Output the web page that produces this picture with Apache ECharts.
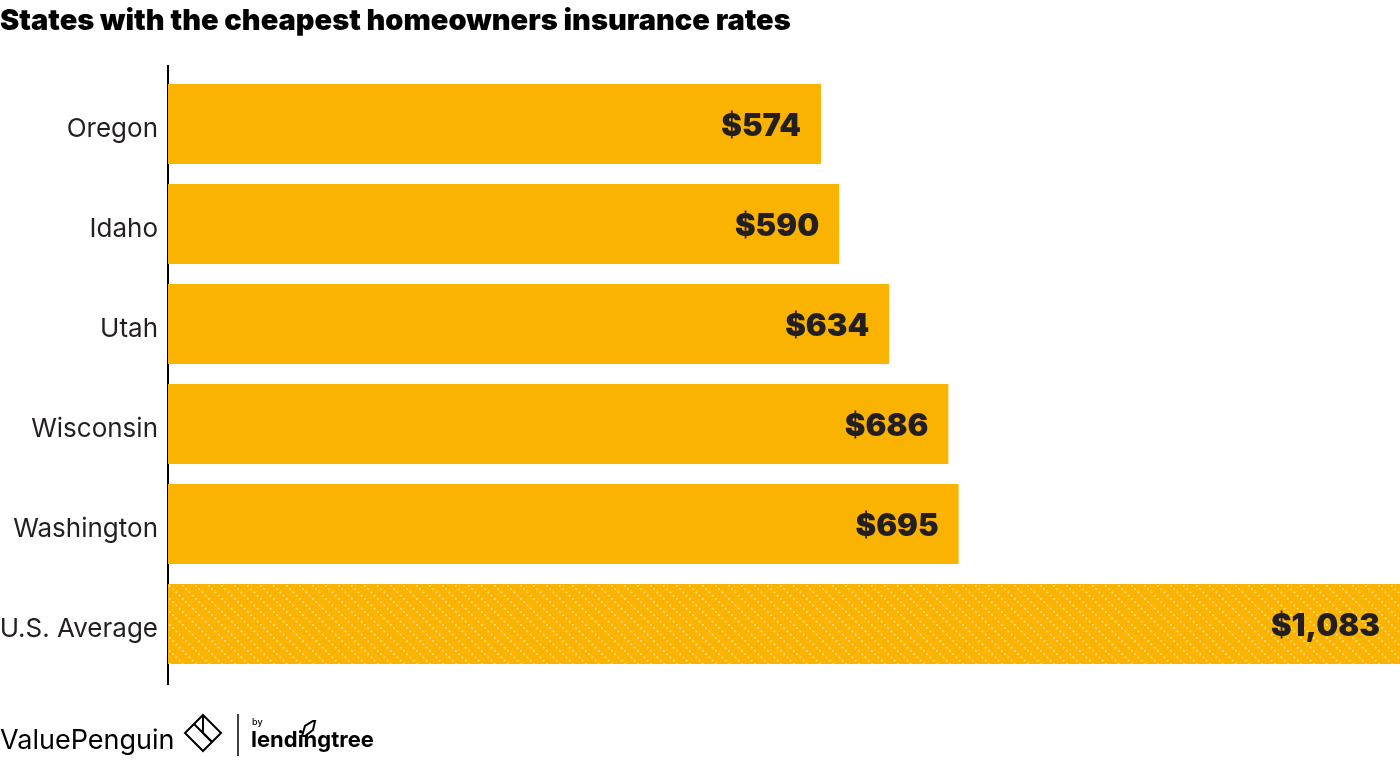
<!DOCTYPE html>
<html>
<head>
<meta charset="utf-8">
<script src="https://cdn.jsdelivr.net/npm/echarts@6/dist/echarts.min.js"></script>
<style>
html,body{margin:0;padding:0;background:#fff;}
#chart{width:1400px;height:761px;}
</style>
</head>
<body>
<div id="chart"></div>
<script>
const categories = ['Oregon', 'Idaho', 'Utah', 'Wisconsin', 'Washington', 'U.S. Average'];
const rates = [574, 590, 634, 686, 695, 1083];
const titleText = 'States with the cheapest homeowners insurance rates';

const GOLD = '#F9B300';
const INK = '#231F20';

// diagonal dotted pattern for the average bar
function makePattern() {
  const s = 13;
  const c = document.createElement('canvas');
  c.width = s; c.height = s;
  const g = c.getContext('2d');
  g.fillStyle = GOLD;
  g.fillRect(0, 0, s, s);
  g.fillStyle = 'rgba(255,255,255,0.55)';
  for (let i = 0; i < 4; i++) {
    const p = i * s / 4;
    g.fillRect(p, p, 1.8, 1.8);
  }
  return c;
}
const pattern = makePattern();

const chart = echarts.init(document.getElementById('chart'), null, {renderer: 'canvas'});

const seriesData = rates.map((v, i) => {
  const isAvg = categories[i] === 'U.S. Average';
  return {
    value: v,
    itemStyle: { color: isAvg ? { image: pattern, repeat: 'repeat' } : GOLD }
  };
});

chart.setOption({
  animation: false,
  backgroundColor: '#fff',
  title: {
    text: titleText,
    left: 0,
    top: 2,
    padding: [5, 0, 5, 0],
    textStyle: {
      fontFamily: 'Inter',
      fontWeight: 900,
      fontSize: 29,
      color: '#000'
    }
  },
  grid: { left: 168, right: 0, top: 74, height: 600, containLabel: false, outerBoundsMode: 'none' },
  xAxis: {
    type: 'value',
    min: 0,
    max: 1083,
    show: false
  },
  yAxis: {
    type: 'category',
    data: categories,
    inverse: true,
    axisLine: { show: false },
    axisTick: { show: false },
    axisLabel: {
      margin: 10,
      formatter: v => '{a|' + v + '}',
      rich: {
        a: {
          fontFamily: 'Inter',
          fontSize: 26,
          color: INK,
          padding: [11, 0, 0, 0]
        }
      }
    }
  },
  series: [{
    type: 'bar',
    data: seriesData,
    barWidth: 80,
    label: {
      show: true,
      position: 'insideRight',
      distance: 20,
      offset: [0, 3],
      formatter: p => '$' + p.value.toLocaleString('en-US'),
      fontFamily: 'Inter',
      fontWeight: 900,
      fontSize: 31,
      color: INK
    }
  }],
  graphic: [
    { type: 'line', shape: { x1: 168, y1: 65, x2: 168, y2: 685 }, style: { stroke: '#000', lineWidth: 2 } },
    { type: 'text', left: 0, top: 727, style: { text: 'ValuePenguin', font: '400 27px Inter', fill: '#000' } },
    // diamond icon
    { type: 'polygon', shape: { points: [[203, 715], [221, 733], [203, 751], [185, 733]] }, style: { fill: 'none', stroke: '#000', lineWidth: 2 } },
    { type: 'polyline', shape: { points: [[194, 724], [212, 742]] }, style: { stroke: '#000', lineWidth: 2 } },
    { type: 'polyline', shape: { points: [[203, 715], [203, 733], [212, 742]] }, style: { stroke: '#000', lineWidth: 2, fill: 'none' } },
    // separator
    { type: 'line', shape: { x1: 238, y1: 714, x2: 238, y2: 756 }, style: { stroke: '#000', lineWidth: 1.5 } },
    { type: 'text', left: 252, top: 718, style: { text: 'by', font: '500 9px Inter', fill: '#000' } },
    { type: 'text', left: 251, top: 729, style: { text: 'lendingtree', font: '700 22px Inter', fill: '#000' } },
    { type: 'polygon', shape: { points: [[302, 736], [305, 726], [313, 721], [315, 721], [313, 730], [305, 736]] }, style: { fill: 'none', stroke: '#000', lineWidth: 2 } }
  ]
});
</script>
</body>
</html>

____________

_To be done_
Only the count is needed: the number of lines in the data that include the word "with".

_Answer to this exercise_
2